Human animals have a certain biological, physical and anatomical design, just as other animals do. No animal species is exactly the same as another species, but there are certain commonalities. For instance, all animals have animal cells. There are even specific categories of animals, such as mammals, who all have teeth, eyes, ears, mouths, lungs, brains, bones, etc.

Looking into specific aspects of anatomy, we can find similarities and differences according to different categories. One of these categories is the dietary class, which is to understand how the physical anatomy is structured in order to facilitate the consumption of specific dietary foods.

Human physiology can show us how the body works. When looking at diet, people can get confused between what our physiology allows us to do in order to survive, compared to what our physiological is optimally designed to do. Just because we can eat something in order to survive, doesn't mean it's an optimal source of food.

We can better understand how to optimally thrive by looking at what certain categories of food due to our bodies. But we can also look at other animal species, their physiological and anatomical design, and seeing what their dietary class is. Then we can compare their anatomy two hours in order to better understand what we are actually designed to eat, not for mere survival, but for a thriving optimized level of health.

Mammals can generally be categorized into four or five categories for their dietary class:

  • carnivore
  • omnivore
  • herbivore
  • frugivore
  • foliovore

Here is a chart comparing the various types of mammals and their dietary class:

comparative-anatomy-vegan-crop.jpg

The full chart is at the bottom.

You can see through comparative anatomy, by the way our bodies are constructed and designed, that we match most closely the category of frugivore and herbovore, but more so a frugivore. We are not designed as natural omnivores, despite the claims to the contrary. We can survive through an omnivorous diet, but that is not what we are optimally designed to eat.
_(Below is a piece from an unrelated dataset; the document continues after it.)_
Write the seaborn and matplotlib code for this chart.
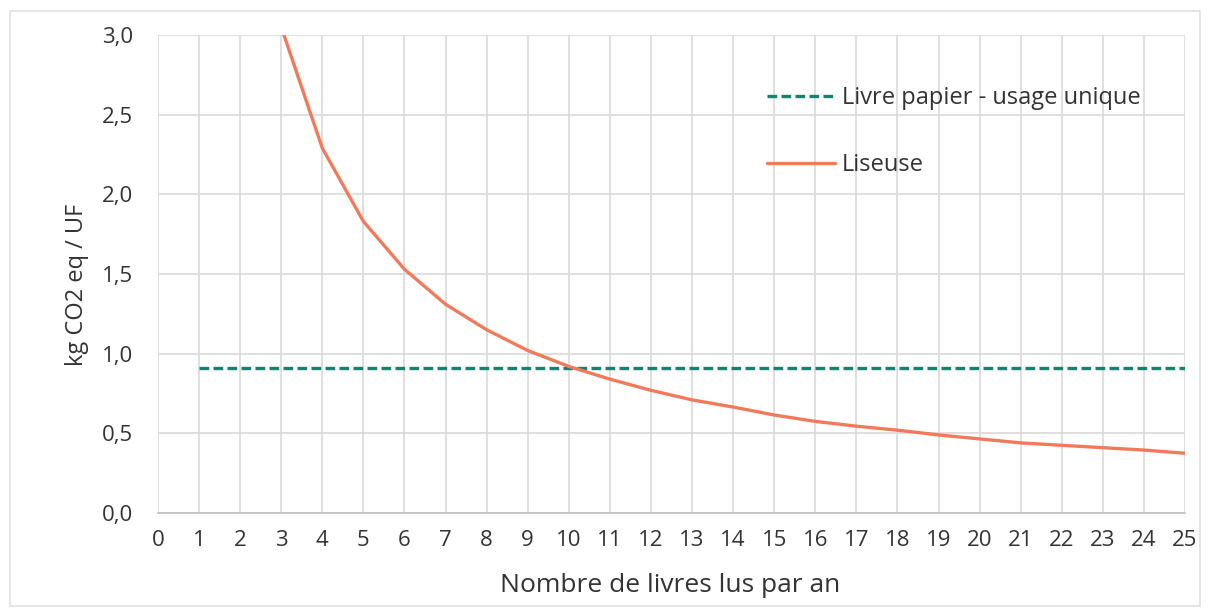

The following is a short list of how we match herbivores and frugivores, not carnivores or omnivores.

  • a small mouth opening relative to the size of our head
  • the construction of our jaw
  • lateral chewing motion, not sharing and crushing
  • the need to chew our food, as opposed to swallowing large chunks
  • more facial muscles to help with chewing
  • dull and short teeth, not long and sharp
  • mostly alkaline saliva, not acidic
  • medium stomach acidity, not high acidity
  • small intestines about nine times our body length, not three times

There are more to see in the full chart at the bottom.

Also, looking at three distinct group of species and their major dietary patterns, a high quality diet for a species can be determined by the looking at the functional body size relative to the absorptive mucosa of the digestive tract.

Here is a chart showing that humans line up perfectly with the diet of frugivores, not foliovores (foliage-leaf eaters) or faunivores/carnivores (meat eaters).

body-size-to-mucous.jpg

Source: Claude Marcel Hladik, Patrick Pasquet. The human adaptations to meat eating: a reappraisal. Human Evolution, Springer Verlag, 2002, 17, pp.199-206

Gut measurements of primate species do not support the contention that human digestive tract is specialized for meat-eating, especially when taking into account allometric factors and their variations between folivores, frugivores and meat-eaters. The dietary status of the human species is that of an unspecialized frugivore, having a flexible diet that includes seeds and meat (omnivorous diet)

We are flexibly designed to survive in other ways than what is a high quality optimal diet for health. We can survive as omnivores as part of the design capabilities in our biology, but that isn't the best way for us to live, it's only about being able to survive. To thrive and be in optimal health, we are designed as frugivores. All the science points to this reality.